A previous study found that 74.8% of the first trimester pregnant women in Jakarta, Indonesia had low daily maternal folate intake but high maternal folate in serum [10]. Methylenetetrahydrofolate reductase (MTHFR) is a key enzyme in regulating folate balance and homocysteine conversion to methionine [27]. MTHFR and homocysteine levels are associated with preeclampsia, since previous studies have found the correlation between MTHFR polymorphism and preeclampsia [27,28]. In this study, homocysteine, vitamin B12, and MTHFR were not evaluated; therefore, future studies should evaluate the role of MTHFR enzymes.

Our findings suggest that severe preeclampsia had significant differences in the concentrations of some amino acids compared to normal pregnancy. Nevertheless, our study did not give a clear view of the causal relationship between amino acids and preeclampsia since our samples were limited to only maternal serum. The study by Liu et al. revealed that amino acid levels differ in maternal and cord blood of preeclampsia patients. It might show that the different levels of amino acids have an influence on fetal health related to fatty acid oxidation [14]. Preeclampsia is a complicated process that can result in abnormal changes in the metabolism of both fetal and maternal serum that can result in adverse consequences.

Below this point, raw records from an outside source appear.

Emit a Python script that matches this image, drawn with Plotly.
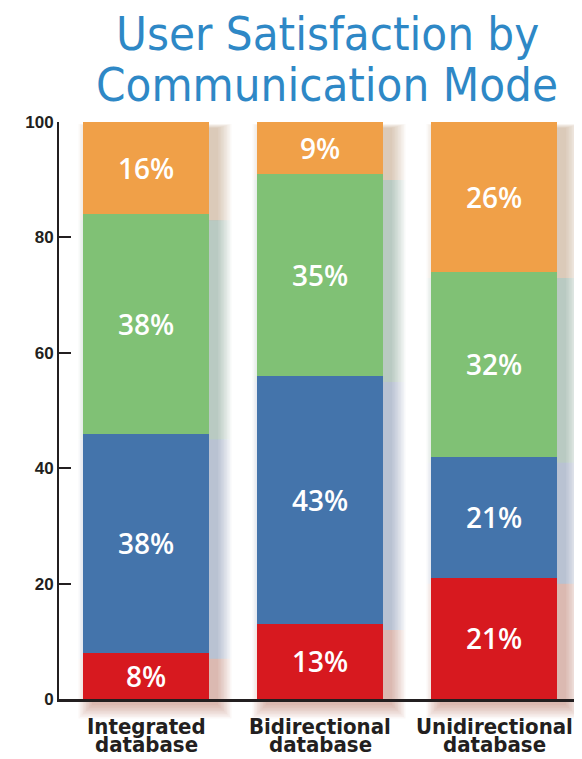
import plotly.graph_objects as go

categories = ["Integrated database", "Bidirectional database", "Unidirectional database"]
label_line1 = ["Integrated", "Bidirectional", "Unidirectional"]
label_line2 = ["database", "database", "database"]
series_names = ["Very dissatisfied", "Dissatisfied", "Satisfied", "Very satisfied"]
red_vals = [8, 13, 21]
blue_vals = [38, 43, 21]
green_vals = [38, 35, 32]
orange_vals = [16, 9, 26]
series_vals = [red_vals, blue_vals, green_vals, orange_vals]
colors = ["#d7191f", "#4474ab", "#80c175", "#f0a048"]
shadow_colors = ["#a8452c", "#3d5592", "#4f7d55", "#9a6a40"]
title_lines = ["User Satisfaction by", "Communication Mode"]
y_ticks = [0, 20, 40, 60, 80, 100]

W, H = 574, 751          # page body has an 8px margin
ML, MR, MT, MB = 51, 1, 114, 60
PW = W - ML - MR
PH = H - MT - MB
BARGAP = 0.276
px_x = 3 / PW            # x data units per pixel
px_y = 1 / PH            # paper units per pixel

fig = go.Figure()
for name, vals, col in zip(series_names, series_vals, colors):
    fig.add_trace(go.Bar(
        x=categories, y=vals, name=name, marker=dict(color=col, line=dict(width=0)),
        text=[f"{v}%" for v in vals], textposition="inside", insidetextanchor="middle",
        textfont=dict(color="white", size=28, family="Open Sans", weight=600),
        constraintext="none",
    ))

# soft drop shadows behind each stacked segment
shapes = []
half = (1 - BARGAP) / 2
n_layers = 10
dx, dy = 9, 6
for ci in range(len(categories)):
    base = 0
    for si, vals in enumerate(series_vals):
        v = vals[ci]
        top = base + v
        is_top = si == len(series_vals) - 1
        for k in range(n_layers):
            s = k * 1.5
            y0 = base / 100 - (dy + (s if base == 0 else 0)) * px_y
            y1 = top / 100 - dy * px_y + (s * 0.3 * px_y if is_top else 0)
            shapes.append(dict(
                type="rect", xref="x", yref="paper", layer="below",
                x0=ci - half + (dx - s) * px_x, x1=ci + half + (dx + s) * px_x,
                y0=y0, y1=y1, fillcolor=shadow_colors[si], opacity=0.045,
                line=dict(width=0)))
        base = top

fig.update_layout(
    barmode="stack", bargap=BARGAP, showlegend=False,
    width=W, height=H,
    margin=dict(l=ML, r=MR, t=MT, b=MB),
    plot_bgcolor="rgba(0,0,0,0)", paper_bgcolor="white",
    shapes=shapes,
)
fig.update_xaxes(showticklabels=False, showline=True, linecolor="#231f20", linewidth=3,
                 ticks="", showgrid=False, range=[-0.5, 2.5])
fig.update_yaxes(range=[0, 100], tickvals=y_ticks, ticks="inside", ticklen=12, tickwidth=2,
                 tickcolor="#231f20", showline=True, linecolor="#231f20", linewidth=2,
                 showgrid=False, zeroline=False,
                 tickfont=dict(family="Liberation Sans", size=17, color="#231f20", weight="bold"))

title_font = "Liberation Sans Narrow, DejaVu Sans Condensed"
for i, t in enumerate(title_lines):
    fig.add_annotation(text=t, xref="paper", yref="paper", x=(319 - ML) / PW,
                       y=1 + (MT - 26 - 50 * i) / PH, xanchor="center", yanchor="middle",
                       showarrow=False,
                       font=dict(family=title_font, size=47, color="#2e88c6"))

for c, l1, l2 in zip(categories, label_line1, label_line2):
    fig.add_annotation(text=l1, x=c, xref="x", yref="paper", y=-(27) / PH,
                       yanchor="middle", showarrow=False,
                       font=dict(family=title_font, size=22, color="#231f20", weight="bold"))
    fig.add_annotation(text=l2, x=c, xref="x", yref="paper", y=-(45) / PH,
                       yanchor="middle", showarrow=False,
                       font=dict(family=title_font, size=22, color="#231f20", weight="bold"))

fig.write_html("out.html")
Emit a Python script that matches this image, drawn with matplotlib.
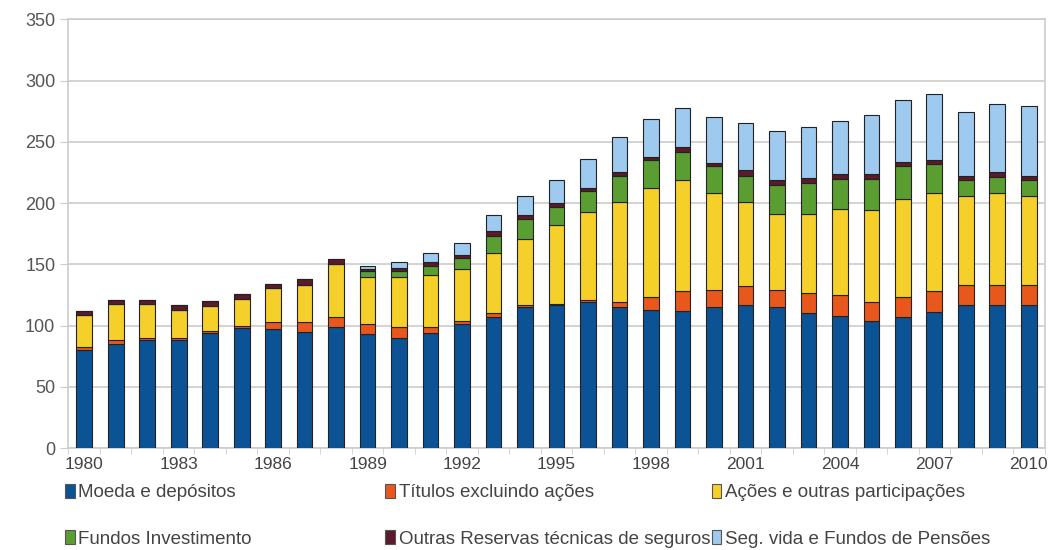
import numpy as np
import matplotlib.pyplot as plt
from matplotlib.patches import Patch

plt.rcParams['font.family'] = ['Liberation Sans', 'DejaVu Sans']

anos = list(range(1980, 2011))

moeda = [80, 85, 88, 88, 94, 98, 97, 95, 99, 93, 90, 94, 101, 107, 115.5, 116.5,
         119, 115.5, 113, 112, 115, 116.5, 115, 110, 108, 104, 107, 111, 116.5, 116.5, 116.5]
titulos = [3, 3, 2, 2, 2, 2, 6, 8, 8, 8, 9, 5, 3, 3, 1.5, 1.5,
           2, 3.5, 10, 16, 14, 15.5, 14, 16.5, 17, 15, 16, 17, 16.5, 16.5, 16.5]
acoes = [26, 30, 28, 23, 20, 22, 28, 30, 43, 39, 41, 42, 42, 49.5, 54, 64,
         72, 82, 89, 91, 79, 69, 62, 64.5, 70.5, 75, 80, 80, 73, 75, 73]
fundos = [0, 0, 0, 0, 0, 0, 0, 0, 0, 4.5, 5, 8, 9, 14, 16, 15,
          16.5, 21, 23, 23, 22, 21.5, 23.5, 25.5, 24.5, 26, 27, 23.5, 12.5, 13, 12.5]
outras = [3, 3, 3, 4, 4, 4, 3, 5, 4, 2, 2, 3, 2.5, 3.5, 3, 3,
          2.5, 3, 3, 4, 3, 4.5, 4, 4, 4, 4, 3.5, 4, 4, 4, 4]
seg_vida = [0, 0, 0, 0, 0, 0, 0, 0, 0, 2.5, 5, 7.5, 10, 13, 16, 19,
            24, 29, 30.5, 32, 37, 38, 40, 41.5, 43, 48, 51, 53.5, 52, 55.5, 57]

series = [moeda, titulos, acoes, fundos, outras, seg_vida]
nomes = ["Moeda e depósitos", "Títulos excluindo ações", "Ações e outras participações",
         "Fundos Investimento", "Outras Reservas técnicas de seguros", "Seg. vida e Fundos de Pensões"]
cores = ["#0B5394", "#E8581C", "#F5CF2A", "#5A9E32", "#5C1A2C", "#9DCAEE"]

fig = plt.figure(figsize=(10.53, 5.5), dpi=100)
ax = fig.add_axes([0.065, 0.185, 0.927, 0.78])

base = np.zeros(len(anos))
for vals, cor in zip(series, cores):
    ax.bar(anos, vals, bottom=base, width=0.5, color=cor, edgecolor="#222222", linewidth=0.8, zorder=3)
    base += np.array(vals)

ax.set_ylim(0, 350)
ax.set_yticks(range(0, 351, 50))
ax.set_xlim(1979.5, 2010.5)
ax.set_xticks(range(1980, 2011, 3))
ax.set_xticks(np.arange(1979.5, 2010.6, 1), minor=True)
ax.grid(axis="y", color="#cccccc", linewidth=1.2, zorder=0)
for s in ax.spines.values():
    s.set_color("#cccccc")
    s.set_linewidth(1.2)
ax.tick_params(axis="y", length=6, color="#cccccc", labelsize=13, labelcolor="#555555")
ax.tick_params(axis="x", which="major", length=0, labelsize=12.5, labelcolor="#444444", pad=6)
ax.tick_params(axis="x", which="minor", length=4, color="#cccccc")

handles = [Patch(facecolor=c, edgecolor="#555555", linewidth=0.8) for c in cores]
colunas_x = [0.062, 0.366, 0.676]
for i, x in enumerate(colunas_x):
    leg = fig.legend([handles[i], handles[i + 3]], [nomes[i], nomes[i + 3]],
                     loc="upper left", bbox_to_anchor=(x, 0.12), frameon=False,
                     handlelength=0.5, handleheight=0.75, handletextpad=0.2,
                     labelspacing=1.55, borderaxespad=0, borderpad=0,
                     prop={"size": 13.5})
    for t in leg.get_texts():
        t.set_color("#444444")

fig.savefig("out.png", dpi=100)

Abnormalities in the amino acid pathways have not yet been fully understood until now.

Previous studies showed that fasting state is related to the concentration of amino acids [29]. In our study, all of the serum amino acid levels were taken without the patients fasting. Therefore, a more elaborate study that defines whether the serum is taken during fasting or postprandial state is suggested. We also suggest a more detailed study regarding the role of amino acids in the pathomechanism of preeclampsia. However, this is the first study in Indonesia that investigated the amino acid profile in maternal serum of preeclamptic patients.

5. Conclusions

Glutamate, serine, glycine, and phenylalanine amino acid levels were elevated in the maternal serum of preeclampsia patients. Glutamate increases the risk of preeclampsia by 5.5 times, whereas low methionine levels can increase the risk of preeclampsia by 3.6 times. We suggested a more detailed study regarding maternal intake, maternal serum, cord blood, placental amino acid levels, and their correlations with oxidative stress and inflammation in preeclampsia patients.